Yuli Gurriel grounded into a first-pitch double play with the bases loaded to end the eighth inning against Diego Castillo, extending Gurriel's alarming playoff slump to 2 for 25.
“Law of averages is on his side,” Baker said of Gurriel, a career .287 hitter. “This guy is too good of a hitter not to (recover). Everybody in the dugout knew he was going to get at least a sacrifice fly or a base hit. It’s driving him crazy, because he’s not used to struggling like this. We’ve just got to keep believing in Yuli.”
Pinch-hitter Josh Reddick then singled in the ninth, but George Springer and Altuve failed to bring him home, with Castillo striking out Altuve with Reddick on second base to end it.
Houston's bats came into San Diego averaging 6.67 runs and just under 10 hits per game in these playoffs, which they only reached after a mediocre regular season in which they were in the middle of the major league pack in nearly all statistical categories.
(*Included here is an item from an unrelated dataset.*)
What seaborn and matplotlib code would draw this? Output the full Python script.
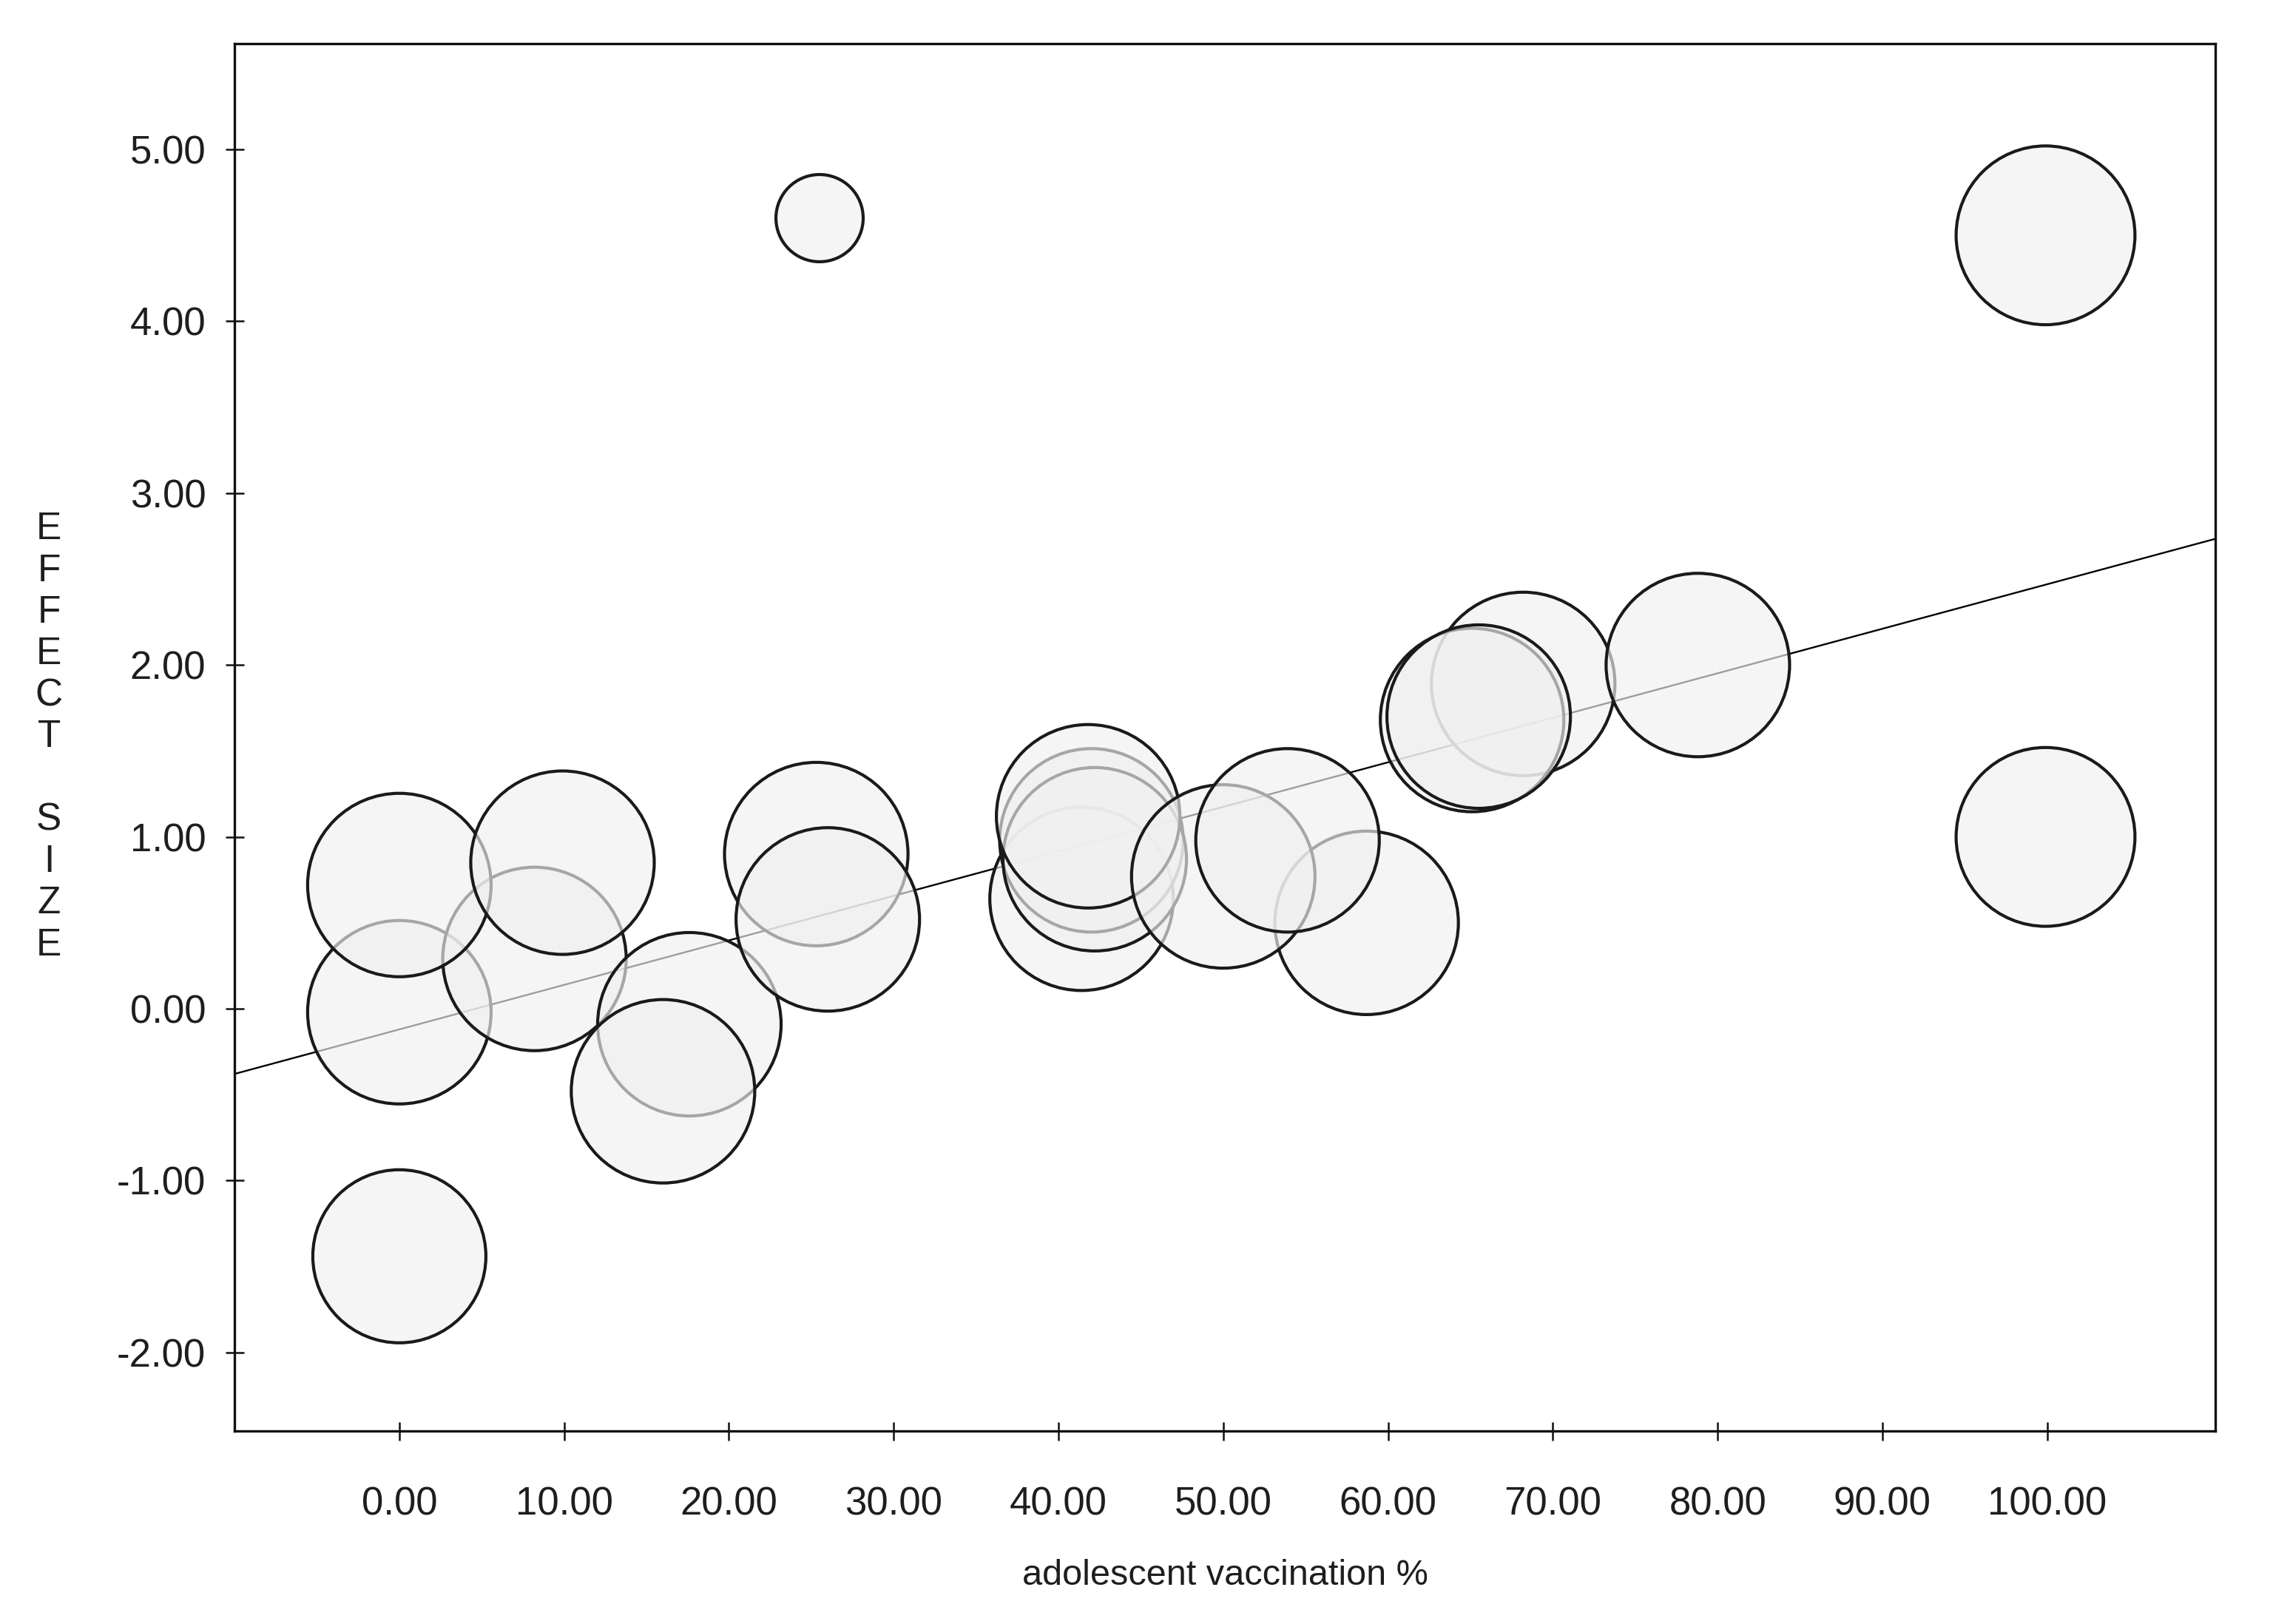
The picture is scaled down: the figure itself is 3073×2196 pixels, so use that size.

The Astros led the AL in batting average, on-base percentage and slugging percentage in 2019, but they appeared to be taking a step back from the spectacular level of offensive play that got them to two AL pennants in three years. Three-time AL batting champion Altuve's average shrunk to .219 in the regular season, while Bregman and Gurriel also hit significantly below their previous statistical standards.
But after grinding out two wins over favored Minnesota in the wild-card round, the Astros rediscovered a huge offensive groove against the A's.
Just as quickly, they lost it against the Rays, whose pitching staff is fresh off a grinding five-game victory over the Yankees' power-packed lineup.
The Astros scored first in all four games against Oakland in the ALDS, and they did it again in Game 1 of the ALCS. Altuve mashed a high 2-1 fastball from Snell in the first inning for his third homer of this postseason.
Houston got back-to-back singles in the third, but Springer got caught stealing to quell the rally. The Astros got two more hits and two walks in the fourth, but a double play slowed the rally before it ended on a fly by Martin Maldonado, who struggled at the plate all year long.
Snell allowed six hits and two walks, but only one run.
“He threw a lot of pitches," Baker said. “He just got off. We hit some balls good. ... It hurts to lose these one-run games. They’re good in one-run games, but I just knew we were going to pull it out.”
Tampa Bay also used gimmicks in its quest to slow the Astros: The Rays employed a four-man outfield in the sixth inning against Bregman, who still hit a leadoff single to right. Three Houston baserunners in the sixth didn't make it to third base.
Michael Brantley was on second base in the eighth when Kyle Tucker singled off seldom-used reliever Aaron Loup, but Tucker hit the ball so hard — 108 mph off the bat — that Brantley didn't have time to get around third and score. Castillo took over and induced the inning-ending groundout by Gurriel.
“Nobody could have scored on that ball,” Baker said. “He hit it too hard, if there is such a thing.”